What better gift for a 3-year-old’s birthday than a classic Tonka dump truck? It’s strong, sturdy, and dependable; a kid feels powerful loading it up and pushing it around. It’s exactly what my little granddaughter wanted. Wearing a glittery Disney Princesses T-shirt, she celebrated her birthday at a neighborhood park with a dozen of her friends. Cupcakes and juice boxes, bagels and fruit cups kept them all hydrated and well-nourished. My husband and I left the party with the realization that it was the first time we’d attended a party for a 3-year-old where not a single kid melted down. It was a perfect beginning to a beautiful Saturday morning.
We headed directly to another birthday party, this one for our 90-year-old family friend, Mike Pahos, whose roots extend to the islands of Greece and whose presence has enriched our lives for decades.

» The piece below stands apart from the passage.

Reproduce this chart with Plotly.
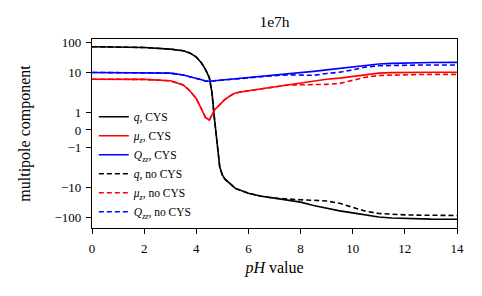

His wisdom, kindness, and generosity are near-legend in our community, as is his appreciation for nature expressed as the longtime Santa Barbara County Parks Director, and his joy in the arts, dance, and music. To celebrate his special day, a group of singers reunited and serenaded him with Greek folk songs. It was a day of counting blessings, another extraordinary celebration of the goodness of long lives, rich memories, and above all, caring for each other.
We stayed hours longer than we expected, but finally headed home, settled in, and turned on the TV. There it was: El Paso, the latest battleground in a vicious, hateful war against the residents of this country.
Once again, ordinary people living their ordinary lives, gunned down when they never thought for a moment they were prey, and they never stood a chance. It’s happened near Santa Barbara more than once: At the post office facility, at the university, and not too far away at Borderline in Thousand Oaks where vibrant, promising, unsuspecting young people were massacred while just living their lives.
This time it was at a Walmart of all places. I’d shopped at the one in Oxnard just a week ago. It was the only place in the area I could find to purchase that Tonka truck for my little granddaughter. It’s a huge store, and I walked all over the place to find that truck. It seemed the most normal thing in the world — but that was then and this is now.
Add Walmart, now, to the list of places we have to worry about being in the wrong place at the wrong time; a list that unthinkably includes elementary schools, high schools, and colleges; synagogues, churches, and mosques; nightclubs, theaters, and festivals — a seemingly ever-lengthening list where no one, no matter who they are, is safe from the rage and hatred of terrorists operating military weaponry without concern or conscience for humanity.
My 90-year-old friend never imagined America would end up this way; my little 3-year-old grandchild has no idea of the America she has been born into. She deserves to hold onto her innocence, to have the chance to live a long life and up to her full potential. We all do.
Is this time different? Every time, we hear everyone say, “Never again,” and make T-shirts that say this place Strong; that place Strong. And once again it happens. Coupled with Dayton just hours later, this time feels different. It must be different. We cannot take anymore devastating losses.
When my little granddaughter grows up and asks me about her childhood, I want to be able to tell her about her third birthday party, and how that day marked the beginning of the end of an unthinkable time when America had lost its way — and began to find its way back from the brink.